— START OF Dataset extract —

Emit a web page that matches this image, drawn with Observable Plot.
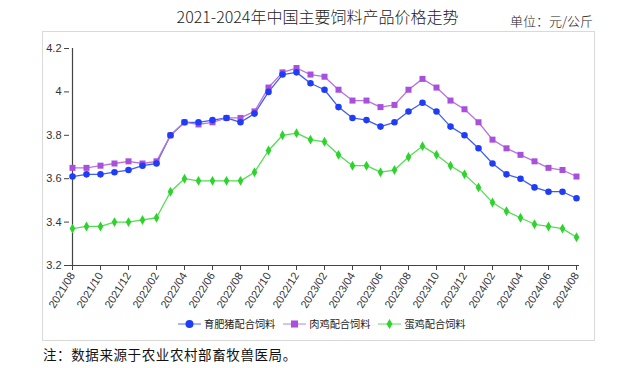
<!DOCTYPE html>
<html><head><meta charset="utf-8">
<script src="https://cdn.jsdelivr.net/npm/d3@7"></script>
<script src="https://cdn.jsdelivr.net/npm/@observablehq/plot@0.6"></script>
<style>
html,body{margin:0;padding:0;background:#fff;}
#page{position:relative;width:633px;height:368px;overflow:hidden;font-family:"Noto Sans CJK SC","Noto Sans",sans-serif;}
#title{position:absolute;left:0;top:4px;width:633px;text-align:center;font-size:16px;color:#222;font-weight:300;}
#title span{position:relative;left:1px;}
#unit{position:absolute;left:510px;top:11px;font-size:13px;color:#222;font-weight:300;}
#box{position:absolute;left:42px;top:31px;width:551px;height:308px;border:1px solid #d9d9d9;}
#box svg{position:absolute;left:0;top:0;}
#legend{position:absolute;left:178px;top:316px;display:flex;align-items:center;font-size:10.2px;color:#222;}
#legend .item{display:flex;align-items:center;margin-right:8px;}
#legend svg{margin-right:3px;}
#note{position:absolute;left:43px;top:344px;font-size:13.5px;color:#111;letter-spacing:0.6px;}
</style>
</head><body>
<div id="page">
  <div id="title"><span>2021-2024年中国主要饲料产品价格走势</span></div>
  <div id="unit">单位：元/公斤</div>
  <div id="box"></div>
  <div id="legend"></div>
  <div id="note">注：数据来源于农业农村部畜牧兽医局。</div>
</div>
<script>
const months = ["2021/08","2021/09","2021/10","2021/11","2021/12","2022/01","2022/02","2022/03","2022/04","2022/05","2022/06","2022/07","2022/08","2022/09","2022/10","2022/11","2022/12","2023/01","2023/02","2023/03","2023/04","2023/05","2023/06","2023/07","2023/08","2023/09","2023/10","2023/11","2023/12","2024/01","2024/02","2024/03","2024/04","2024/05","2024/06","2024/07","2024/08"];
const xTicks = ["2021/08","2021/10","2021/12","2022/02","2022/04","2022/06","2022/08","2022/10","2022/12","2023/02","2023/04","2023/06","2023/08","2023/10","2023/12","2024/02","2024/04","2024/06","2024/08"];
const yTicks = [3.2, 3.4, 3.6, 3.8, 4, 4.2];
const seriesNames = ["育肥猪配合饲料","肉鸡配合饲料","蛋鸡配合饲料"];
const pig = [3.61,3.62,3.62,3.63,3.64,3.66,3.67,3.80,3.86,3.86,3.87,3.88,3.86,3.90,4.00,4.08,4.09,4.04,4.01,3.93,3.88,3.87,3.84,3.86,3.91,3.95,3.91,3.84,3.80,3.74,3.67,3.62,3.60,3.56,3.54,3.54,3.51];
const broiler = [3.65,3.65,3.66,3.67,3.68,3.67,3.68,3.80,3.86,3.85,3.86,3.88,3.88,3.91,4.02,4.09,4.11,4.08,4.07,4.01,3.96,3.96,3.93,3.94,4.01,4.06,4.02,3.96,3.92,3.86,3.78,3.74,3.71,3.68,3.65,3.64,3.61];
const layer = [3.37,3.38,3.38,3.40,3.40,3.41,3.42,3.54,3.60,3.59,3.59,3.59,3.59,3.63,3.73,3.80,3.81,3.78,3.77,3.71,3.66,3.66,3.63,3.64,3.70,3.75,3.71,3.66,3.62,3.56,3.49,3.45,3.42,3.39,3.38,3.37,3.33];
const colors = ["#1f3cf7","#a84fdc","#2ed32e"];
const lineColors = ["#3f5cf9","#b773e2","#55dc55"];
const symbols = ["circle","square","diamond"];

const values = [pig, broiler, layer];
const data = [];
values.forEach((arr, s) => arr.forEach((v, i) => data.push({month: months[i], value: v, series: seriesNames[s]})));

const axisColor = "#444";
const chart = Plot.plot({
  width: 551,
  height: 308,
  marginLeft: 26,
  marginRight: 15,
  marginTop: 16,
  marginBottom: 75,
  style: {background: "transparent", fontFamily: "'Liberation Sans','Noto Sans',sans-serif", fontSize: "11px", color: "#333"},
  x: {type: "point", domain: months, padding: 0, ticks: xTicks, tickRotate: -58, tickSize: 5, tickPadding: 3, label: null},
  y: {domain: [3.2, 4.2], ticks: yTicks, tickFormat: d => String(d), tickSize: 5, tickPadding: 3, label: null},
  color: {domain: seriesNames, range: colors},
  symbol: {domain: seriesNames, range: symbols},
  marks: [
    Plot.ruleY([3.2], {stroke: axisColor, strokeWidth: 1.2}),
    Plot.ruleX([months[0]], {stroke: axisColor, strokeWidth: 1.2}),
    Plot.lineY(data, {x: "month", y: "value", z: "series", stroke: d => lineColors[seriesNames.indexOf(d.series)], strokeWidth: 1.3}),
    Plot.dot(data, {x: "month", y: "value", fill: "series", symbol: "series", r: d => d.series === seriesNames[1] ? 3.2 : d.series === seriesNames[2] ? 2.5 : 3, stroke: "none"})
  ]
});
chart.querySelectorAll('[aria-label="x-axis tick"] path, [aria-label="y-axis tick"] path').forEach(p => p.setAttribute("stroke", axisColor));
document.getElementById("box").appendChild(chart);

const legend = document.getElementById("legend");
seriesNames.forEach((name, s) => {
  const item = document.createElement("div");
  item.className = "item";
  const ns = "http://www.w3.org/2000/svg";
  const sv = document.createElementNS(ns, "svg");
  sv.setAttribute("width", 23); sv.setAttribute("height", 12);
  const ln = document.createElementNS(ns, "line");
  ln.setAttribute("x1", 0); ln.setAttribute("x2", 23); ln.setAttribute("y1", 6); ln.setAttribute("y2", 6);
  ln.setAttribute("stroke", lineColors[s]); ln.setAttribute("stroke-width", 1.3); ln.setAttribute("stroke-opacity", 0.7);
  sv.appendChild(ln);
  const p = document.createElementNS(ns, "path");
  p.setAttribute("d", d3.symbol(s === 0 ? d3.symbolCircle : s === 1 ? d3.symbolSquare : d3.symbolDiamond, s === 2 ? 30 : 50)());
  p.setAttribute("transform", "translate(11.5,6)");
  p.setAttribute("fill", colors[s]);
  sv.appendChild(p);
  item.appendChild(sv);
  const t = document.createElement("span");
  t.textContent = name;
  item.appendChild(t);
  legend.appendChild(item);
});
</script>
</body></html>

— END OF Dataset extract —

Make an exact copy of all the material, but keep the pictures out of it.

**Solved problem**
Emit a web page that matches this image, drawn with Observable Plot.
<!DOCTYPE html>
<html><head><meta charset="utf-8">
<script src="https://cdn.jsdelivr.net/npm/d3@7"></script>
<script src="https://cdn.jsdelivr.net/npm/@observablehq/plot@0.6"></script>
<style>
html,body{margin:0;padding:0;background:#fff;}
#page{position:relative;width:633px;height:368px;overflow:hidden;font-family:"Noto Sans CJK SC","Noto Sans",sans-serif;}
#title{position:absolute;left:0;top:4px;width:633px;text-align:center;font-size:16px;color:#222;font-weight:300;}
#title span{position:relative;left:1px;}
#unit{position:absolute;left:510px;top:11px;font-size:13px;color:#222;font-weight:300;}
#box{position:absolute;left:42px;top:31px;width:551px;height:308px;border:1px solid #d9d9d9;}
#box svg{position:absolute;left:0;top:0;}
#legend{position:absolute;left:178px;top:316px;display:flex;align-items:center;font-size:10.2px;color:#222;}
#legend .item{display:flex;align-items:center;margin-right:8px;}
#legend svg{margin-right:3px;}
#note{position:absolute;left:43px;top:344px;font-size:13.5px;color:#111;letter-spacing:0.6px;}
</style>
</head><body>
<div id="page">
  <div id="title"><span>2021-2024年中国主要饲料产品价格走势</span></div>
  <div id="unit">单位：元/公斤</div>
  <div id="box"></div>
  <div id="legend"></div>
  <div id="note">注：数据来源于农业农村部畜牧兽医局。</div>
</div>
<script>
const months = ["2021/08","2021/09","2021/10","2021/11","2021/12","2022/01","2022/02","2022/03","2022/04","2022/05","2022/06","2022/07","2022/08","2022/09","2022/10","2022/11","2022/12","2023/01","2023/02","2023/03","2023/04","2023/05","2023/06","2023/07","2023/08","2023/09","2023/10","2023/11","2023/12","2024/01","2024/02","2024/03","2024/04","2024/05","2024/06","2024/07","2024/08"];
const xTicks = ["2021/08","2021/10","2021/12","2022/02","2022/04","2022/06","2022/08","2022/10","2022/12","2023/02","2023/04","2023/06","2023/08","2023/10","2023/12","2024/02","2024/04","2024/06","2024/08"];
const yTicks = [3.2, 3.4, 3.6, 3.8, 4, 4.2];
const seriesNames = ["育肥猪配合饲料","肉鸡配合饲料","蛋鸡配合饲料"];
const pig = [3.61,3.62,3.62,3.63,3.64,3.66,3.67,3.80,3.86,3.86,3.87,3.88,3.86,3.90,4.00,4.08,4.09,4.04,4.01,3.93,3.88,3.87,3.84,3.86,3.91,3.95,3.91,3.84,3.80,3.74,3.67,3.62,3.60,3.56,3.54,3.54,3.51];
const broiler = [3.65,3.65,3.66,3.67,3.68,3.67,3.68,3.80,3.86,3.85,3.86,3.88,3.88,3.91,4.02,4.09,4.11,4.08,4.07,4.01,3.96,3.96,3.93,3.94,4.01,4.06,4.02,3.96,3.92,3.86,3.78,3.74,3.71,3.68,3.65,3.64,3.61];
const layer = [3.37,3.38,3.38,3.40,3.40,3.41,3.42,3.54,3.60,3.59,3.59,3.59,3.59,3.63,3.73,3.80,3.81,3.78,3.77,3.71,3.66,3.66,3.63,3.64,3.70,3.75,3.71,3.66,3.62,3.56,3.49,3.45,3.42,3.39,3.38,3.37,3.33];
const colors = ["#1f3cf7","#a84fdc","#2ed32e"];
const lineColors = ["#3f5cf9","#b773e2","#55dc55"];
const symbols = ["circle","square","diamond"];

const values = [pig, broiler, layer];
const data = [];
values.forEach((arr, s) => arr.forEach((v, i) => data.push({month: months[i], value: v, series: seriesNames[s]})));

const axisColor = "#444";
const chart = Plot.plot({
  width: 551,
  height: 308,
  marginLeft: 26,
  marginRight: 15,
  marginTop: 16,
  marginBottom: 75,
  style: {background: "transparent", fontFamily: "'Liberation Sans','Noto Sans',sans-serif", fontSize: "11px", color: "#333"},
  x: {type: "point", domain: months, padding: 0, ticks: xTicks, tickRotate: -58, tickSize: 5, tickPadding: 3, label: null},
  y: {domain: [3.2, 4.2], ticks: yTicks, tickFormat: d => String(d), tickSize: 5, tickPadding: 3, label: null},
  color: {domain: seriesNames, range: colors},
  symbol: {domain: seriesNames, range: symbols},
  marks: [
    Plot.ruleY([3.2], {stroke: axisColor, strokeWidth: 1.2}),
    Plot.ruleX([months[0]], {stroke: axisColor, strokeWidth: 1.2}),
    Plot.lineY(data, {x: "month", y: "value", z: "series", stroke: d => lineColors[seriesNames.indexOf(d.series)], strokeWidth: 1.3}),
    Plot.dot(data, {x: "month", y: "value", fill: "series", symbol: "series", r: d => d.series === seriesNames[1] ? 3.2 : d.series === seriesNames[2] ? 2.5 : 3, stroke: "none"})
  ]
});
chart.querySelectorAll('[aria-label="x-axis tick"] path, [aria-label="y-axis tick"] path').forEach(p => p.setAttribute("stroke", axisColor));
document.getElementById("box").appendChild(chart);

const legend = document.getElementById("legend");
seriesNames.forEach((name, s) => {
  const item = document.createElement("div");
  item.className = "item";
  const ns = "http://www.w3.org/2000/svg";
  const sv = document.createElementNS(ns, "svg");
  sv.setAttribute("width", 23); sv.setAttribute("height", 12);
  const ln = document.createElementNS(ns, "line");
  ln.setAttribute("x1", 0); ln.setAttribute("x2", 23); ln.setAttribute("y1", 6); ln.setAttribute("y2", 6);
  ln.setAttribute("stroke", lineColors[s]); ln.setAttribute("stroke-width", 1.3); ln.setAttribute("stroke-opacity", 0.7);
  sv.appendChild(ln);
  const p = document.createElementNS(ns, "path");
  p.setAttribute("d", d3.symbol(s === 0 ? d3.symbolCircle : s === 1 ? d3.symbolSquare : d3.symbolDiamond, s === 2 ? 30 : 50)());
  p.setAttribute("transform", "translate(11.5,6)");
  p.setAttribute("fill", colors[s]);
  sv.appendChild(p);
  item.appendChild(sv);
  const t = document.createElement("span");
  t.textContent = name;
  item.appendChild(t);
  legend.appendChild(item);
});
</script>
</body></html>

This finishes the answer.